Keir Starmer is to kickstart the resetting of the UK’s relationship with the EU with bilateral meetings next week with the prime ministers of Ireland of France, two of the country’s most important neighbours.
He will meet the taoiseach, Simon Harris, at Chequers on Wednesday on the eve of the fourth meeting of the European Political Community (EPC), a conference of more then 45 EU and non-EU prime ministers, which takes this place this year at Blenheim Palace near Oxford.
He is then expected to have dinner with Emmanuel Macron on Thursday evening after the EPC summit.
Rishi Sunak had announced recently that the EPC gathering would bring together “around 50 leaders from across the region to discuss shared challenges such as Ukraine and illegal migration” .
It is understood the agenda set by the former prime minister remains the same, but that the Labour government has decided to downgrade migration as a primary topic for the talks.
Ukraine is top of the agenda, and other topic include “democracy”, under which which the leaders will be able to discuss everything from the rise of the far right to the Kremlin’s disinformation campaigns.
The EPC was Macron’s brainchild.

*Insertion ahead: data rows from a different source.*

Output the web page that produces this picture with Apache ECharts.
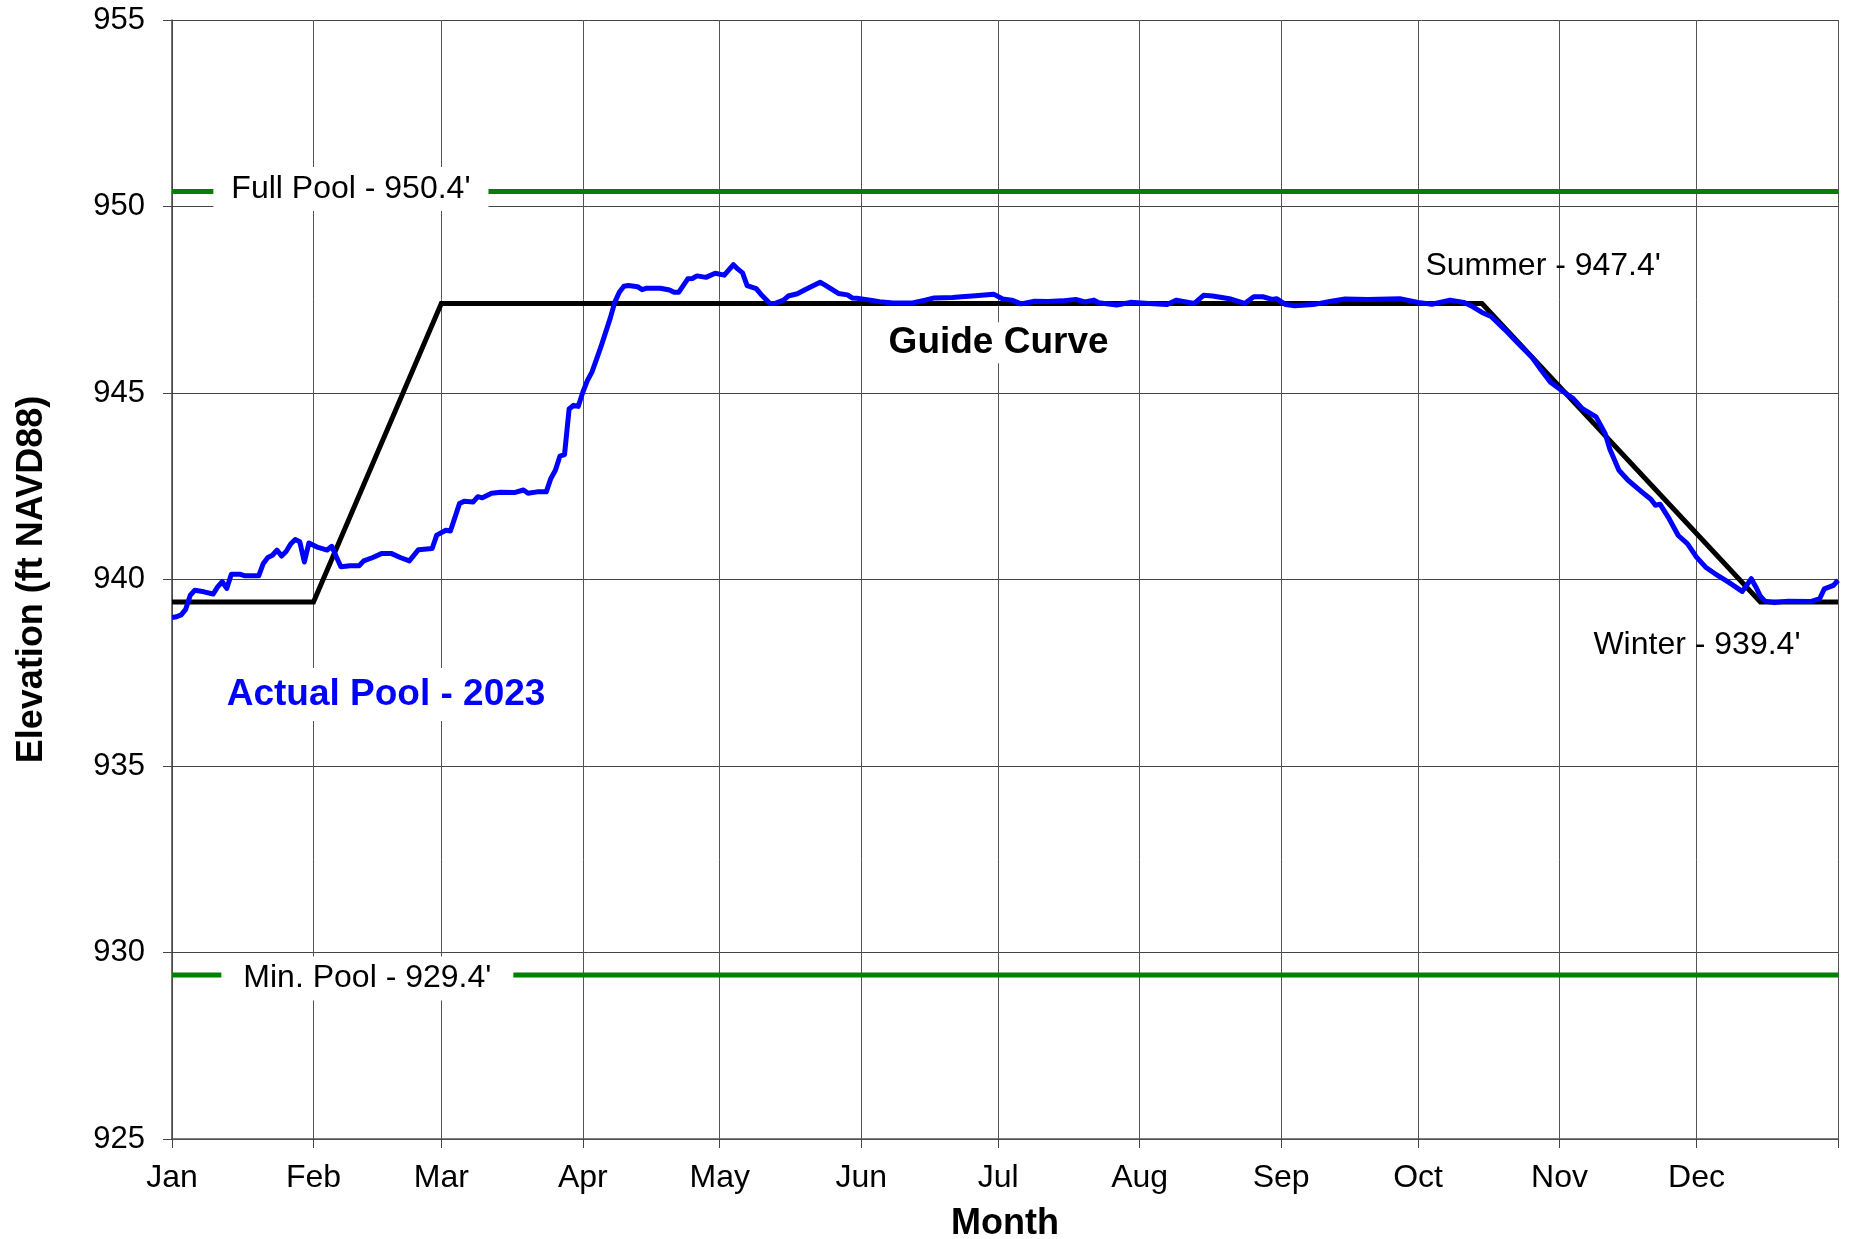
<!DOCTYPE html>
<html>
<head>
<meta charset="utf-8">
<title>Pool Elevation 2023</title>
<script src="https://cdn.jsdelivr.net/npm/echarts@6/dist/echarts.min.js"></script>
<style>
  html, body { margin: 0; padding: 0; background: #fff; }
  #chart { width: 1849px; height: 1239px; }
</style>
</head>
<body>
<div id="chart"></div>
<script>
// month ticks (day of year, Jan 1 = 0)
var monthNames = ['Jan', 'Feb', 'Mar', 'Apr', 'May', 'Jun', 'Jul', 'Aug', 'Sep', 'Oct', 'Nov', 'Dec'];
var monthStartDays = [0, 31, 59, 90, 120, 151, 181, 212, 243, 273, 304, 334];
var yearEndDay = 365;

// guide curve
var guideDays = [0, 31, 59, 287, 348, 365];
var guideLevels = [939.4, 939.4, 947.4, 947.4, 939.4, 939.4];

// pool limits
var fullPool = 950.4;
var minPool = 929.4;

// actual pool 2023
var actualDays = [0, 1, 2, 3, 4, 5, 7, 9, 10, 11, 12, 13, 15, 16, 19, 20, 21, 22, 23, 24,
  25, 26, 27, 28, 29, 30, 32, 34, 35, 36, 37, 39, 41, 42, 44, 46, 48, 50, 52, 54,
  57, 58, 60, 61, 63, 64, 66, 67, 68, 70, 72, 75, 77, 78, 80, 82, 83, 84, 85, 86,
  87, 88, 89, 90, 91, 92, 93, 94, 96, 97, 98, 99, 100, 102, 103, 104, 107, 109, 110, 111,
  113, 114, 115, 117, 119, 121, 122, 123, 124, 125, 126, 128, 129, 131, 132, 134, 135, 137, 139, 142,
  143, 146, 148, 149, 150, 153, 155, 158, 162, 165, 167, 171, 173, 176, 180, 182, 184, 186, 189, 192,
  195, 198, 200, 202, 203, 207, 210, 214, 218, 220, 224, 226, 228, 232, 235, 237, 239, 241, 242, 244,
  246, 250, 254, 257, 262, 269, 273, 276, 280, 283, 285, 287, 289, 292, 295, 298, 300, 302, 305, 307,
  309, 312, 314, 315, 317, 319, 322, 324, 325, 326, 328, 330, 332, 334, 336, 338, 341, 344, 345, 346,
  347, 348, 349, 351, 354, 359, 361, 362, 364, 365];
var actualLevels = [938.98, 939.0, 939.05, 939.2, 939.58, 939.71, 939.67, 939.61, 939.8, 939.94, 939.76, 940.14, 940.14, 940.1, 940.1, 940.43, 940.59, 940.65, 940.79, 940.63,
  940.75, 940.95, 941.07, 941.01, 940.47, 940.98, 940.86, 940.79, 940.89, 940.61, 940.34, 940.37, 940.37, 940.5, 940.59, 940.7, 940.7, 940.59, 940.5, 940.8,
  940.83, 941.19, 941.32, 941.3, 942.04, 942.1, 942.08, 942.22, 942.19, 942.31, 942.34, 942.33, 942.4, 942.31, 942.35, 942.35, 942.71, 942.93, 943.31, 943.35,
  944.57, 944.67, 944.64, 945.02, 945.33, 945.56, 945.9, 946.25, 947.0, 947.43, 947.7, 947.86, 947.88, 947.85, 947.77, 947.81, 947.81, 947.76, 947.7, 947.7,
  948.06, 948.07, 948.14, 948.1, 948.21, 948.16, 948.3, 948.44, 948.32, 948.22, 947.88, 947.8, 947.65, 947.4, 947.4, 947.49, 947.6, 947.66, 947.79, 947.97,
  947.9, 947.67, 947.63, 947.55, 947.54, 947.49, 947.45, 947.41, 947.41, 947.49, 947.55, 947.56, 947.58, 947.61, 947.65, 947.52, 947.49, 947.39, 947.46, 947.45,
  947.47, 947.51, 947.44, 947.49, 947.42, 947.36, 947.43, 947.4, 947.37, 947.49, 947.4, 947.62, 947.6, 947.52, 947.4, 947.58, 947.58, 947.51, 947.53, 947.37,
  947.34, 947.37, 947.46, 947.52, 947.51, 947.53, 947.43, 947.38, 947.49, 947.43, 947.31, 947.16, 947.05, 946.7, 946.32, 945.95, 945.61, 945.29, 945.02, 944.85,
  944.58, 944.36, 943.91, 943.5, 942.93, 942.66, 942.35, 942.15, 941.99, 942.02, 941.63, 941.18, 940.96, 940.6, 940.33, 940.16, 939.93, 939.68, 939.85, 940.02,
  939.8, 939.55, 939.42, 939.38, 939.42, 939.41, 939.49, 939.75, 939.84, 939.98];

// text notes on the chart
var noteTexts = ["Full Pool - 950.4'", "Min. Pool - 929.4'", "Summer - 947.4'", "Winter - 939.4'", "Guide Curve", "Actual Pool - 2023"];
var noteDays = [39.2, 42.8, 300.4, 334.1, 181.1, 46.9];
var noteLevels = [950.47, 929.3, 948.4, 938.25, 946.35, 936.92];

var FONT = 'Arial, "Liberation Sans", sans-serif';

function pairs(xs, ys) {
  var out = [];
  for (var i = 0; i < xs.length; i++) out.push([xs[i], ys[i]]);
  return out;
}

function noteLabel(i) {
  var base = { show: true, position: 'inside', fontFamily: FONT, color: '#000', fontSize: 32, opacity: 1 };
  if (i === 0) { base.backgroundColor = '#fff'; base.padding = [6, 18]; }
  if (i === 1) { base.backgroundColor = '#fff'; base.padding = [6, 22]; }
  if (i === 4) { base.fontWeight = 'bold'; base.fontSize = 37; base.backgroundColor = '#fff'; base.padding = [2, 4]; }
  if (i === 5) { base.fontWeight = 'bold'; base.fontSize = 37; base.color = '#0000ff'; base.backgroundColor = '#fff'; base.padding = [8, 6]; }
  base.formatter = noteTexts[i];
  return base;
}

var notes = [];
for (var i = 0; i < noteTexts.length; i++) {
  notes.push({ value: [noteDays[i], noteLevels[i]], label: noteLabel(i) });
}

var chart = echarts.init(document.getElementById('chart'));
var option = {
  backgroundColor: '#fff',
  animation: false,
  grid: { left: 172, right: 11, top: 20, bottom: 100, containLabel: false, outerBoundsMode: 'none' },
  xAxis: {
    type: 'value',
    min: 0,
    max: yearEndDay,
    name: 'Month',
    nameLocation: 'middle',
    nameGap: 67,
    nameTextStyle: { fontFamily: FONT, fontSize: 36, fontWeight: 'bold', color: '#000' },
    axisLine: { show: true, lineStyle: { color: '#555', width: 1.5 } },
    axisTick: { show: true, length: 9, customValues: monthStartDays.concat([yearEndDay]), lineStyle: { color: '#444' } },
    axisLabel: {
      customValues: monthStartDays,
      margin: 23,
      fontFamily: FONT, fontSize: 32, color: '#000',
      formatter: function (v) {
        var k = monthStartDays.indexOf(v);
        return k >= 0 ? monthNames[k] : '';
      }
    },
    splitLine: { show: true, lineStyle: { color: '#555', width: 1 } }
  },
  yAxis: {
    type: 'value',
    min: 925,
    max: 955,
    interval: 5,
    name: 'Elevation (ft NAVD88)',
    nameLocation: 'middle',
    nameGap: 122,
    nameTextStyle: { fontFamily: FONT, fontSize: 36, fontWeight: 'bold', color: '#000' },
    axisLine: { show: true, lineStyle: { color: '#444', width: 1.5 } },
    axisTick: { show: true, length: 9, lineStyle: { color: '#444' } },
    axisLabel: { margin: 27, fontFamily: FONT, fontSize: 31, color: '#000' },
    splitLine: { show: true, lineStyle: { color: '#444', width: 1 } }
  },
  series: [
    {
      name: 'Full Pool', type: 'line', symbol: 'none', silent: true,
      lineStyle: { color: '#008000', width: 5 },
      data: [[0, fullPool], [yearEndDay, fullPool]], z: 2
    },
    {
      name: 'Min Pool', type: 'line', symbol: 'none', silent: true,
      lineStyle: { color: '#008000', width: 5 },
      data: [[0, minPool], [yearEndDay, minPool]], z: 2
    },
    {
      name: 'Guide Curve', type: 'line', symbol: 'none', silent: true,
      lineStyle: { color: '#000', width: 5, join: 'miter' },
      data: pairs(guideDays, guideLevels), z: 3
    },
    {
      name: 'Actual Pool', type: 'line', symbol: 'none', silent: true,
      lineStyle: { color: '#0000ff', width: 5, join: 'round' },
      data: pairs(actualDays, actualLevels), z: 4
    },
    {
      name: 'notes', type: 'scatter', symbolSize: 0, silent: true,
      itemStyle: { opacity: 1, color: 'rgba(0,0,0,0)' },
      emphasis: { disabled: true },
      data: notes, z: 5
    }
  ]
};
chart.setOption(option);
</script>
</body>
</html>
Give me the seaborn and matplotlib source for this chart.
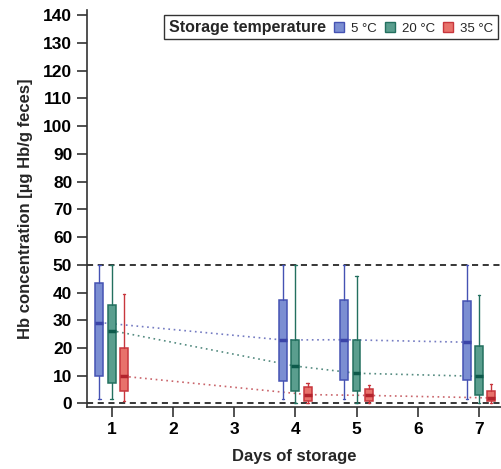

It is an informal platform with no concluding political declaration, giving EU and non-EU member states including Norway, Turkey, Georgia, Iceland, Switzerland and the UK a forum to engage and strengthen relations.
One EU diplomat said it was also important that the host country did not try to impose its own agenda, which would imperil the whole concept of the EPC. “The surest way to get people’s backs up is to kind of use the same kind of brash, self-centred approach as the Conservatives,” they said.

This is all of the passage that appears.